First embodiment of the discharge lamp lighting device shown in FIG. 1 may be varied in diverse ways. For example, FIG. 2 illustrates a second embodiment of the discharge lamp lighting device according to the present invention which comprises a disconnection detective AND gate 16 connected between first to n^th current detectors 5₁ to 5_n and control circuit 9 in FIG. 1 as a disconnection detection circuit for detecting extinction of tube currents I₁ to I_n through at least a part or all of first to n^th discharge tubes 1₁ to 1_n to produce a detection signal V_DT. Each output terminal of first to n^th current detectors 5₁ to 5_n is connected to each input terminal of AND gate 16 whose output terminal is connected to an input terminal of AND gate 97 in control circuit 9 for transmission of a detection signal V_DT as shown in phantom of FIG. 8. The rest configurations in FIG. 2 are substantially similar to those in FIG. 1.

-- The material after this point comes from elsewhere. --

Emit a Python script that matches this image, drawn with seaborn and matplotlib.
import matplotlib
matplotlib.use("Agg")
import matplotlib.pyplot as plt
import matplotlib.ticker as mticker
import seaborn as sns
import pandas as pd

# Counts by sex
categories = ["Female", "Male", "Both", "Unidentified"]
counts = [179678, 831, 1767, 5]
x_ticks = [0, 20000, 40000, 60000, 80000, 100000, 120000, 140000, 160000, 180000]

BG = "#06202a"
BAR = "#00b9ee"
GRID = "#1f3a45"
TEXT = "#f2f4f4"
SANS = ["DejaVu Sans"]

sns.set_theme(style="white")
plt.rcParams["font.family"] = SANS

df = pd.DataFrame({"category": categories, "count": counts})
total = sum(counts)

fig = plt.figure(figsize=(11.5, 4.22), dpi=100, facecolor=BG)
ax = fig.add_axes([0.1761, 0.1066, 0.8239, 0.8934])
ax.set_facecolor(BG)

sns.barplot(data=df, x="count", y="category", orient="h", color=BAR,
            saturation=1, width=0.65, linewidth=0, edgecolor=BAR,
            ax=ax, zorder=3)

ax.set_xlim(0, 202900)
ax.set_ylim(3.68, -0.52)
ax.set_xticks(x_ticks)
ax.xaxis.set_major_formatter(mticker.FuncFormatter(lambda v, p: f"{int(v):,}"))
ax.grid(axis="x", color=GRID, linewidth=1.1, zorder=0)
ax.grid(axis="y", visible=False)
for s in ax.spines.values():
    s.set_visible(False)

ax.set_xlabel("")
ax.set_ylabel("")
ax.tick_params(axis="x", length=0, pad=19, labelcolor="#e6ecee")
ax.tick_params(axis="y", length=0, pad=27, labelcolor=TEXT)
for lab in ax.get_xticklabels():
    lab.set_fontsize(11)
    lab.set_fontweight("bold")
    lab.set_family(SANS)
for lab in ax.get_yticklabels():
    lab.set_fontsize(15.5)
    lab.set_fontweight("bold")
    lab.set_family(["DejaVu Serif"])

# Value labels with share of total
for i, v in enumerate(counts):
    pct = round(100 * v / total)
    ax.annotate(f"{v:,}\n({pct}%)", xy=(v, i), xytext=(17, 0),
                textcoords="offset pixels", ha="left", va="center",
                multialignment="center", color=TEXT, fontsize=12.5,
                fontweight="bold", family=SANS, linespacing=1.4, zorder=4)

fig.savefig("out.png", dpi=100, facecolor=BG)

In the discharge lamp lighting device shown in FIG. 2, for example, when electrical disconnection happens at a portion or all of connections between secondary windings 4b₁ to 4b_n of first to n^th transformers 4₁ to 4_n and first to n^th discharge tubes 1₁ to 1_n, a part or all of tube currents I₁ to I_n disappear from first to n^th discharge tubes 1₁ to 1_n, and a part or all detection voltages V_I1 to V_In of first to n^th current detectors 5₁ to 5_n come to nearly zero so that AND gate 16 produces a detection signal V_DT of low voltage level. Accordingly, AND gate 97 in control circuit 9 issues a drive signal V_DR of low voltage level to inverter 3 which therefore stops its operation to avoid occurrence of arc discharge at a disconnection area upon application of high voltage on first to n^th discharge tubes 1₁ to 1_n.

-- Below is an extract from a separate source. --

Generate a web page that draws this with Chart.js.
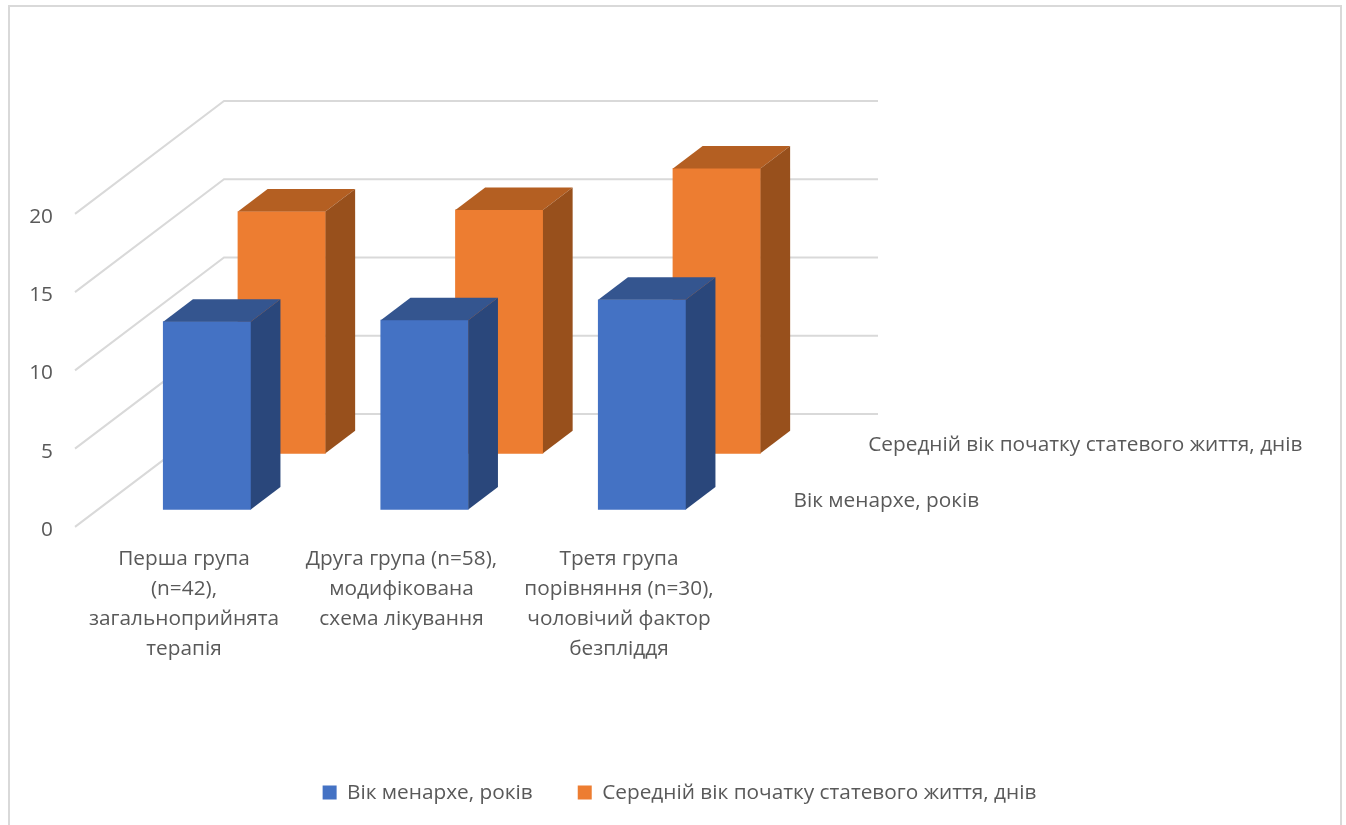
<!DOCTYPE html>
<html lang="uk">
<head>
<meta charset="utf-8">
<title>Вік менархе</title>
<script src="https://cdn.jsdelivr.net/npm/chart.js@4/dist/chart.umd.min.js"></script>
<style>
  body { margin: 0; background: #fff; overflow: hidden; }
  #wrap { position: relative; width: 1346px; height: 825px; }
  #frame {
    position: absolute; left: 8px; top: 5px; width: 1330px; height: 820px;
    border: 2px solid #d9d9d9; border-bottom: 0;
  }
  #chart { position: absolute; left: 0; top: 0; }
</style>
</head>
<body>
<div id="wrap">
  <div id="frame"></div>
  <canvas id="chart" width="1346" height="825"></canvas>
</div>
<script>
'use strict';

// data
let categories = [
  ['Перша група', '(n=42),', 'загальноприйнята', 'терапія'],
  ['Друга група (n=58),', 'модифікована', 'схема лікування'],
  ['Третя група', 'порівняння (n=30),', 'чоловічий фактор', 'безпліддя']
];
let seriesNames = ['Вік менархе, років', 'Середній вік початку статевого життя, днів'];
let menarcheValues = [12, 12.1, 13.4];
let sexLifeValues = [15.45, 15.55, 18.2];
let yTicks = [0, 5, 10, 15, 20];

// layout of the fake 3d box, in pixels
const AREA_LEFT = 75;
const AREA_RIGHT = 878;
const AREA_TOP = 60;
const AREA_BOTTOM = 535;
const PX_PER_UNIT = 15.68;
const PX_PER_CATEGORY = 217.5;
const DEPTH_X = 29.7;
const DEPTH_Y = 22.5;
const WALL_X = 149;
const FONT = { family: '"Open Sans", sans-serif', size: 20.8 };
const TEXT_COLOR = '#595959';
const GRID_COLOR = '#d9d9d9';

// every axis shares the chart area, so each one gets a range that puts its zero where it belongs
function yRange(zeroPx) {
  return {
    bounds: 'data',
    min: (zeroPx - AREA_BOTTOM) / PX_PER_UNIT,
    max: (zeroPx - AREA_TOP) / PX_PER_UNIT
  };
}

function xRange(firstPx) {
  return {
    bounds: 'data',
    offset: false,
    min: (AREA_LEFT - firstPx) / PX_PER_CATEGORY,
    max: (AREA_RIGHT - firstPx) / PX_PER_CATEGORY
  };
}

function toPoints(values) {
  return values.map((v, i) => ({ x: i, y: v }));
}

function polygon(ctx, color, points) {
  ctx.fillStyle = color;
  ctx.beginPath();
  ctx.moveTo(points[0][0], points[0][1]);
  for (let i = 1; i < points.length; i++) {
    ctx.lineTo(points[i][0], points[i][1]);
  }
  ctx.closePath();
  ctx.fill();
}

let shades = [
  { top: '#34558f', side: '#2a477b' },
  { top: '#b45f22', side: '#98501c' }
];

let box3d = {
  id: 'box3d',
  // back wall lines and the diagonals running to the tick labels
  beforeDatasetsDraw(chart) {
    let ctx = chart.ctx;
    let wall = chart.scales.yWall;
    let labels = chart.scales.yLabels;
    ctx.save();
    ctx.strokeStyle = GRID_COLOR;
    ctx.lineWidth = 2;
    for (let i = 0; i < yTicks.length; i++) {
      let wallY = wall.getPixelForValue(yTicks[i]);
      ctx.beginPath();
      ctx.moveTo(chart.chartArea.left, labels.getPixelForValue(yTicks[i]));
      ctx.lineTo(chart.chartArea.left + WALL_X, wallY);
      ctx.lineTo(chart.chartArea.right, wallY);
      ctx.stroke();
    }
    ctx.restore();
  },
  // top and side faces go right after the dataset, so the blue ones cover the orange
  afterDatasetDraw(chart, args) {
    let ctx = chart.ctx;
    let shade = shades[args.index];
    args.meta.data.forEach(function (bar) {
      let left = bar.x - bar.width / 2;
      let right = bar.x + bar.width / 2;
      polygon(ctx, shade.top, [
        [left, bar.y], [right, bar.y],
        [right + DEPTH_X, bar.y - DEPTH_Y], [left + DEPTH_X, bar.y - DEPTH_Y]
      ]);
      polygon(ctx, shade.side, [
        [right, bar.y], [right + DEPTH_X, bar.y - DEPTH_Y],
        [right + DEPTH_X, bar.base - DEPTH_Y], [right, bar.base]
      ]);
    });
  },
  // series names on the depth axis
  afterDatasetsDraw(chart) {
    let ctx = chart.ctx;
    ctx.save();
    ctx.font = FONT.size + 'px ' + FONT.family;
    ctx.fillStyle = TEXT_COLOR;
    ctx.textBaseline = 'middle';
    ctx.textAlign = 'left';
    for (let i = 0; i < seriesNames.length; i++) {
      let lastBar = chart.getDatasetMeta(i).data[categories.length - 1];
      ctx.fillText(seriesNames[i], lastBar.x + 151.5, lastBar.base - 8.5);
    }
    ctx.restore();
  }
};

const ctx = document.getElementById('chart').getContext('2d');

let chartData = {
  type: 'bar',
  data: {
    datasets: [{
      label: seriesNames[0],
      data: toPoints(menarcheValues),
      backgroundColor: '#4472c4',
      xAxisID: 'x',
      yAxisID: 'y',
      barThickness: 87.5,
      grouped: false
    },
    {
      label: seriesNames[1],
      data: toPoints(sexLifeValues),
      backgroundColor: '#ed7d31',
      xAxisID: 'xBack',
      yAxisID: 'yBack',
      barThickness: 87.5,
      grouped: false
    }]
  },
  options: {
    responsive: false,
    animation: false,
    layout: { padding: { left: 13, top: AREA_TOP, bottom: 12 } },
    plugins: {
      tooltip: { enabled: false },
      legend: {
        position: 'bottom',
        labels: {
          boxWidth: 14,
          boxHeight: 14,
          padding: 45,
          color: TEXT_COLOR,
          font: FONT
        }
      }
    },
    scales: {
      x: { type: 'linear', display: false, ...xRange(207) },
      xBack: { type: 'linear', display: false, ...xRange(281.7) },
      xLabels: {
        type: 'linear',
        position: 'bottom',
        ...xRange(184),
        grid: { display: false, drawTicks: false },
        border: { display: false },
        afterFit(scale) { scale.height = 203; },
        afterBuildTicks(scale) { scale.ticks = categories.map((c, i) => ({ value: i })); },
        ticks: {
          autoSkip: false,
          maxRotation: 0,
          padding: 9.5,
          color: TEXT_COLOR,
          font: { ...FONT, lineHeight: '30px' },
          callback: (value) => categories[value]
        }
      },
      y: { type: 'linear', display: false, ...yRange(510.3) },
      yBack: { type: 'linear', display: false, ...yRange(454) },
      yLabels: {
        type: 'linear',
        position: 'left',
        ...yRange(527.7),
        grid: { display: false, drawTicks: false },
        border: { display: false },
        afterFit(scale) { scale.width = AREA_LEFT - 13; },
        afterBuildTicks(scale) { scale.ticks = yTicks.map((v) => ({ value: v })); },
        ticks: {
          padding: 22,
          labelOffset: 3,
          color: TEXT_COLOR,
          font: FONT
        }
      },
      // only reserves the empty space right of the box and carries the wall lines
      yWall: {
        type: 'linear',
        position: 'right',
        ...yRange(414.7),
        grid: { display: false, drawTicks: false },
        border: { display: false },
        ticks: { display: false },
        afterFit(scale) { scale.width = 1346 - AREA_RIGHT; }
      }
    }
  },
  plugins: [box3d]
};

const myChart = new Chart(ctx, chartData); //eslint-disable-line
</script>
</body>
</html>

The foregoing embodiments can be subject to further various modifications. For example, these embodiments are shown to have maximum and minimum detectors 6 and 7 for detecting with high precision respectively maximum and minimum values I_MAX and I_MIN of tube currents I₁ to I_n of first to n^th discharge tubes 1₁ to 1_n to compute in operational amplifier 10 the differential current value between maximum and minimum values I_MAX and I_MIN. In lieu of or in addition to the differential or subtracted current value, the present invention may utilize one or more calculated values of sum, product and quotient between maximum and minimum values I_MAX and I_MIN. In this case, in place of or in addition to operational amplifier 10 for subtraction, the calculator may include adding, multiplying and dividing circuits and composite circuits thereof and/or other various computing or calculating circuits. Also, according to the foregoing embodiments, first to n^th current detectors 5₁ to 5_n monitor only a positive half cycle of tube currents I₁ to I_n flowing through first to n^th discharge tubes 1₁ to 1_n, however, first to n^th current detectors 5₁ to 5_n may monitor a full cycle of tube currents I₁ to I_n to detect maximum and minimum detection voltages V_IMX and V_IMN. Moreover, the foregoing embodiments may utilize discharge lamps of other types than cold cathode fluorescent discharge tubes such as mercury lamps, neon discharge lamps, high intensity discharge (HID) lamps.

INDUSTRIAL APPLICABILITY

The present invention is effectively applicable to discharge lamp lighting devices for concurrently lighting or turning on a plurality of discharge lamps through a simple inverter circuit of high voltage output.